§ **Written request**: Reproduce the listing below exactly, beginning with its first line and ending with the line that holds "from matplotlib.ticker import FuncFormatter"; pictures are not part of the copy.

§ **Given material**:
[BEGIN]

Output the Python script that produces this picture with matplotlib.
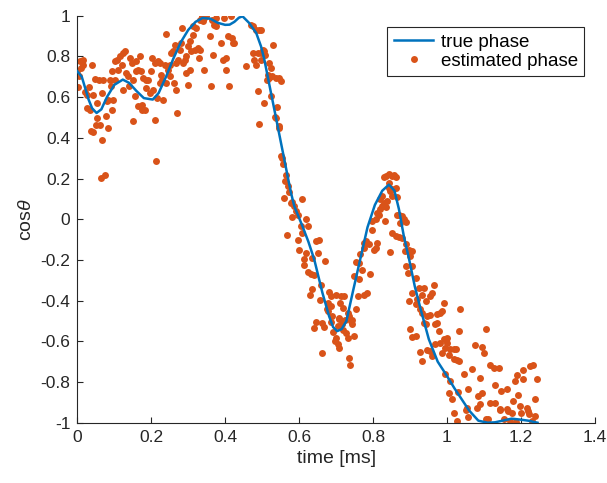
import matplotlib
matplotlib.use("Agg")
import matplotlib.pyplot as plt
from matplotlib.ticker import FuncFormatter

plt.rcParams["font.family"] = ["Liberation Sans", "DejaVu Sans"]
plt.rcParams["axes.unicode_minus"] = False
plt.rcParams["mathtext.fontset"] = "custom"
plt.rcParams["mathtext.it"] = "Liberation Sans:italic"

# true phase
t_true = [0.000, 0.012, 0.022, 0.030, 0.040, 0.052, 0.065, 0.080, 0.100, 0.123,
          0.140, 0.160, 0.180, 0.204, 0.220, 0.240, 0.260, 0.280, 0.300, 0.320,
          0.339, 0.360, 0.380, 0.400, 0.412, 0.425, 0.437, 0.447, 0.465, 0.484,
          0.497, 0.506, 0.515, 0.524, 0.533, 0.542, 0.551, 0.560, 0.569, 0.578,
          0.587, 0.609, 0.625, 0.641, 0.663, 0.681, 0.692, 0.703, 0.715, 0.728,
          0.745, 0.765, 0.785, 0.805, 0.825, 0.843, 0.858, 0.870, 0.883, 0.898,
          0.913, 0.930, 0.951, 0.975, 1.000, 1.020, 1.040, 1.060, 1.085, 1.110,
          1.130, 1.150, 1.175, 1.200, 1.220, 1.245]
v_true = [0.727, 0.700, 0.640, 0.590, 0.545, 0.522, 0.540, 0.600, 0.660, 0.686,
          0.670, 0.630, 0.595, 0.588, 0.620, 0.700, 0.790, 0.870, 0.930, 0.970,
          0.989, 0.985, 0.965, 0.955, 0.956, 0.970, 0.990, 0.997, 0.964, 0.915,
          0.849, 0.784, 0.702, 0.620, 0.539, 0.457, 0.375, 0.293, 0.211, 0.130,
          0.064, -0.034, -0.110, -0.198, -0.361, -0.476, -0.530, -0.550, -0.540, -0.500,
          -0.360, -0.200, -0.040, 0.070, 0.140, 0.170, 0.140, 0.050, -0.080, -0.200,
          -0.330, -0.450, -0.590, -0.700, -0.770, -0.830, -0.885, -0.940, -0.990, -1.000,
          -0.998, -0.990, -0.980, -0.985, -0.990, -1.000]

# estimated phase samples
t_est = [
    # 0 - 0.46
    0.000, 0.007, 0.0145, 0.0055, 0.009, 0.003, 0.016, 0.021, 0.025, 0.025,
    0.032, 0.039, 0.034, 0.036, 0.043, 0.043, 0.048, 0.052, 0.052, 0.050,
    0.059, 0.066, 0.061, 0.068, 0.063, 0.070, 0.075, 0.077, 0.079, 0.084,
    0.084, 0.088, 0.093, 0.097, 0.095, 0.090, 0.102, 0.106, 0.102, 0.111,
    0.115, 0.120, 0.124, 0.124, 0.129, 0.133, 0.138, 0.140, 0.142, 0.147,
    0.151, 0.151, 0.156, 0.158, 0.160, 0.165, 0.165, 0.169, 0.171, 0.174,
    0.176, 0.178, 0.182, 0.185, 0.187, 0.191, 0.196, 0.200, 0.203, 0.205,
    0.209, 0.212, 0.209, 0.216, 0.218, 0.223, 0.223, 0.227, 0.230, 0.232,
    0.236, 0.241, 0.241, 0.245, 0.250, 0.250, 0.254, 0.259, 0.261, 0.263,
    0.266, 0.268, 0.270, 0.272, 0.277, 0.281, 0.284, 0.286, 0.290, 0.293,
    0.295, 0.299, 0.299, 0.304, 0.306, 0.308, 0.313, 0.313, 0.317, 0.322,
    0.326, 0.329, 0.331, 0.333, 0.338, 0.340, 0.343, 0.344, 0.349, 0.358,
    0.362, 0.365, 0.367, 0.371, 0.374, 0.376, 0.389, 0.394, 0.398, 0.401,
    0.403, 0.407, 0.410, 0.416, 0.419, 0.421, 0.425, 0.457,
    # first fall
    0.470, 0.476, 0.483, 0.491, 0.497, 0.530, 0.474, 0.479, 0.483, 0.488,
    0.497, 0.501, 0.506, 0.509, 0.497, 0.518, 0.524, 0.515, 0.519, 0.512,
    0.528, 0.537, 0.545, 0.551, 0.488, 0.524, 0.506, 0.539, 0.492, 0.536,
    0.537, 0.546, 0.545, 0.551, 0.555, 0.557, 0.564, 0.563, 0.569, 0.573,
    0.560, 0.578, 0.582, 0.609, 0.587,
    0.591, 0.598, 0.581, 0.618, 0.605, 0.625, 0.567, 0.609, 0.596, 0.645,
    0.654, 0.620, 0.650, 0.600, 0.614, 0.636, 0.670, 0.614, 0.623, 0.632,
    0.641, 0.660, 0.634, 0.630, 0.657, 0.681, 0.686, 0.699, 0.713, 0.722,
    0.679, 0.686, 0.710, 0.675, 0.679, 0.720, 0.731, 0.755, 0.690, 0.708,
    0.735,
    # first trough
    0.647, 0.663, 0.668, 0.639, 0.686, 0.692, 0.708, 0.715, 0.724, 0.740,
    0.744, 0.742, 0.706, 0.719, 0.726, 0.733, 0.749, 0.699, 0.697, 0.704,
    0.708, 0.663, 0.735, 0.738,
    # second rise
    0.749, 0.762, 0.758, 0.775, 0.784, 0.771, 0.793, 0.762, 0.753, 0.764,
    0.775, 0.780, 0.789, 0.775, 0.802, 0.811, 0.807, 0.796, 0.798, 0.807,
    0.811, 0.820, 0.816, 0.823, 0.829, 0.834, 0.832, 0.838, 0.820, 0.825,
    0.843, 0.847, 0.852, 0.861, 0.865, 0.843, 0.852, 0.834, 0.829, 0.843,
    0.852, 0.861, 0.856,
    # second fall
    0.870, 0.865, 0.879, 0.883, 0.874, 0.888, 0.852, 0.861, 0.870, 0.879,
    0.888, 0.886, 0.897, 0.906, 0.901, 0.845, 0.888, 0.895, 0.906, 0.915,
    0.906, 0.924, 0.937, 0.933, 0.897, 0.919, 0.915, 0.928, 0.942, 0.933,
    0.946,
    0.960, 0.955, 0.964, 0.955, 0.973, 0.982, 0.987, 0.991, 1.036, 0.937,
    0.942, 0.969, 0.973, 0.978, 0.899, 0.906, 0.917, 0.969, 0.982, 0.991,
    1.000, 1.000, 0.996, 1.009, 1.018, 1.024, 1.033, 1.106, 0.928, 0.946,
    0.955, 0.960, 0.987, 1.005, 1.018, 1.027, 1.032, 0.933, 1.076, 1.094,
    1.099, 1.117, 1.126, 1.141, 0.996, 1.045, 1.067, 1.090, 1.009, 1.005,
    1.014, 1.030, 1.058, 1.085, 1.094, 1.130, 1.147, 1.162, 1.189, 1.207,
    1.225, 1.234, 1.184, 1.207, 1.243, 1.090, 1.117, 1.130, 1.054, 1.081,
    1.144, 1.162, 1.180, 1.193, 1.198, 1.216, 1.238,
    # bottom
    1.018, 1.027, 1.051, 1.057, 1.105, 1.111, 1.144, 1.153, 1.166, 1.175,
    1.200, 1.220, 1.222, 1.238, 1.171, 1.186, 1.229,
]
v_est = [
    0.727, 0.776, 0.781, 0.702, 0.743, 0.650, 0.759, 0.624, 0.612, 0.547,
    0.650, 0.759, 0.539, 0.432, 0.427, 0.612, 0.689, 0.571, 0.498, 0.465,
    0.686, 0.620, 0.465, 0.388, 0.203, 0.686, 0.219, 0.509, 0.579, 0.449,
    0.588, 0.686, 0.539, 0.588, 0.727, 0.653, 0.776, 0.784, 0.686, 0.735,
    0.800, 0.759, 0.817, 0.637, 0.825, 0.719, 0.702, 0.653, 0.792, 0.768,
    0.481, 0.686, 0.604, 0.776, 0.727, 0.555, 0.735, 0.800, 0.727, 0.563,
    0.539, 0.694, 0.539, 0.686, 0.645, 0.686, 0.620, 0.727, 0.792, 0.637,
    0.489, 0.285, 0.768, 0.596, 0.776, 0.669, 0.768, 0.710, 0.686, 0.588,
    0.759, 0.669, 0.912, 0.735, 0.702, 0.759, 0.817, 0.825, 0.669, 0.858,
    0.768, 0.637, 0.522, 0.784, 0.833, 0.866, 0.939, 0.768, 0.784, 0.719,
    0.800, 0.661, 0.849, 0.874, 0.735, 0.825, 0.907, 0.948, 0.833, 0.939,
    0.841, 0.792, 0.833, 0.980, 0.997, 0.972, 0.735, 0.989, 0.997, 0.899,
    0.653, 0.980, 0.809, 0.956, 0.948, 0.989, 0.866, 0.784, 0.989, 0.735,
    0.792, 0.899, 0.653, 0.997, 0.890, 0.866, 0.866, 0.751,
    0.956, 0.948, 0.931, 0.931, 0.931, 0.858, 0.817, 0.784, 0.759, 0.817,
    0.817, 0.833, 0.825, 0.809, 0.784, 0.768, 0.743, 0.710, 0.694, 0.686,
    0.702, 0.694, 0.694, 0.678, 0.629, 0.607, 0.571, 0.552, 0.470, 0.503,
    0.498, 0.449, 0.457, 0.309, 0.301, 0.269, 0.215, 0.187, 0.162, 0.133,
    0.105, 0.080, 0.083, 0.097, 0.064,
    0.039, 0.023, 0.012, -0.001, -0.034, -0.034, -0.078, -0.067, -0.103, -0.108,
    -0.103, -0.165, -0.165, -0.152, -0.195, -0.190, -0.206, -0.227, -0.260, -0.271,
    -0.276, -0.321, -0.342, -0.370, -0.398, -0.358, -0.378, -0.370, -0.375, -0.375,
    -0.411, -0.427, -0.411, -0.443, -0.452, -0.435, -0.460, -0.443, -0.476, -0.484,
    -0.476,
    -0.505, -0.509, -0.528, -0.537, -0.505, -0.555, -0.492, -0.517, -0.496, -0.501,
    -0.496, -0.517, -0.525, -0.545, -0.561, -0.582, -0.574, -0.582, -0.599, -0.615,
    -0.631, -0.656, -0.681, -0.718,
    -0.280, -0.296, -0.378, -0.370, -0.365, -0.250, -0.271, -0.214, -0.211, -0.173,
    -0.141, -0.108, -0.124, -0.116, -0.149, -0.116, -0.141, -0.051, -0.010, -0.001,
    0.031, 0.048, 0.023, 0.067, 0.080, 0.061, -0.010, 0.089, 0.097, 0.113,
    0.154, 0.138, 0.113, 0.154, 0.110, 0.179, 0.146, 0.211, 0.208, 0.224,
    0.211, 0.208, 0.219,
    0.023, 0.023, 0.015, -0.001, -0.018, -0.015, -0.067, -0.083, -0.087, -0.091,
    -0.124, -0.157, -0.149, -0.157, -0.181, -0.162, -0.231, -0.263, -0.231, -0.288,
    -0.361, -0.337, -0.337, -0.370, -0.402, -0.394, -0.419, -0.443, -0.402, -0.460,
    -0.476,
    -0.361, -0.378, -0.325, -0.473, -0.468, -0.460, -0.452, -0.411, -0.440, -0.509,
    -0.517, -0.517, -0.512, -0.550, -0.538, -0.577, -0.574, -0.615, -0.610, -0.587,
    -0.582, -0.607, -0.631, -0.636, -0.640, -0.636, -0.550, -0.538, -0.653, -0.643,
    -0.648, -0.672, -0.659, -0.669, -0.689, -0.692, -0.697, -0.697, -0.618, -0.627,
    -0.659, -0.717, -0.730, -0.730, -0.762, -0.762, -0.735, -0.779, -0.795, -0.856,
    -0.882, -0.849, -0.836, -0.869, -0.852, -0.816, -0.844, -0.836, -0.767, -0.741,
    -0.721, -0.717, -0.795, -0.787, -0.787, -0.910, -0.905, -0.905, -0.926, -0.926,
    -0.931, -0.931, -0.893, -0.865, -0.918, -0.926, -0.885,
    -0.954, -0.992, -0.938, -0.970, -0.983, -0.983, -0.938, -0.980, -0.942, -0.951,
    -0.954, -0.942, -0.959, -0.967, -0.992, -0.996, -0.992,
]

x_ticks = [0, 0.2, 0.4, 0.6, 0.8, 1.0, 1.2, 1.4]
y_ticks = [-1, -0.8, -0.6, -0.4, -0.2, 0, 0.2, 0.4, 0.6, 0.8, 1]

fig = plt.figure(figsize=(6.07, 4.83), dpi=100)
ax = fig.add_axes([0.1274, 0.1248, 0.8525, 0.8427])

ax.plot(t_true, v_true, color="#0072BD", linewidth=1.8, label="true phase", zorder=3)
ax.plot(t_est, v_est, linestyle="none", marker="o", markersize=5.0,
        markeredgewidth=0, color="#D95319", label="estimated phase", zorder=2)

ax.set_xlim(0, 1.4)
ax.set_ylim(-1, 1)
ax.set_xticks(x_ticks)
ax.set_yticks(y_ticks)
fmt = FuncFormatter(lambda v, pos: f"{v:g}")
ax.xaxis.set_major_formatter(fmt)
ax.yaxis.set_major_formatter(fmt)

for side in ("top", "right"):
    ax.spines[side].set_visible(False)
for side in ("left", "bottom"):
    ax.spines[side].set_color("#262626")
    ax.spines[side].set_linewidth(0.8)
ax.tick_params(direction="in", length=4, width=0.8, colors="#262626",
               labelsize=12.5, pad=5)

ax.set_xlabel("time [ms]", fontsize=14, color="#262626", labelpad=4)
ax.set_ylabel(r"cos$\theta$", fontsize=14, color="#262626", labelpad=4)

leg = ax.legend(loc="upper right", bbox_to_anchor=(0.98, 0.972), fontsize=13.5,
                frameon=True, fancybox=False, borderpad=0.35, handlelength=2.1,
                handletextpad=0.4, labelspacing=0.1, borderaxespad=0)
leg.get_frame().set_edgecolor("#262626")
leg.get_frame().set_linewidth(0.8)
leg.get_frame().set_alpha(1)

fig.savefig("out.png", dpi=100)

[END]

§ **The output**:
Output the Python script that produces this picture with matplotlib.
import matplotlib
matplotlib.use("Agg")
import matplotlib.pyplot as plt
from matplotlib.ticker import FuncFormatter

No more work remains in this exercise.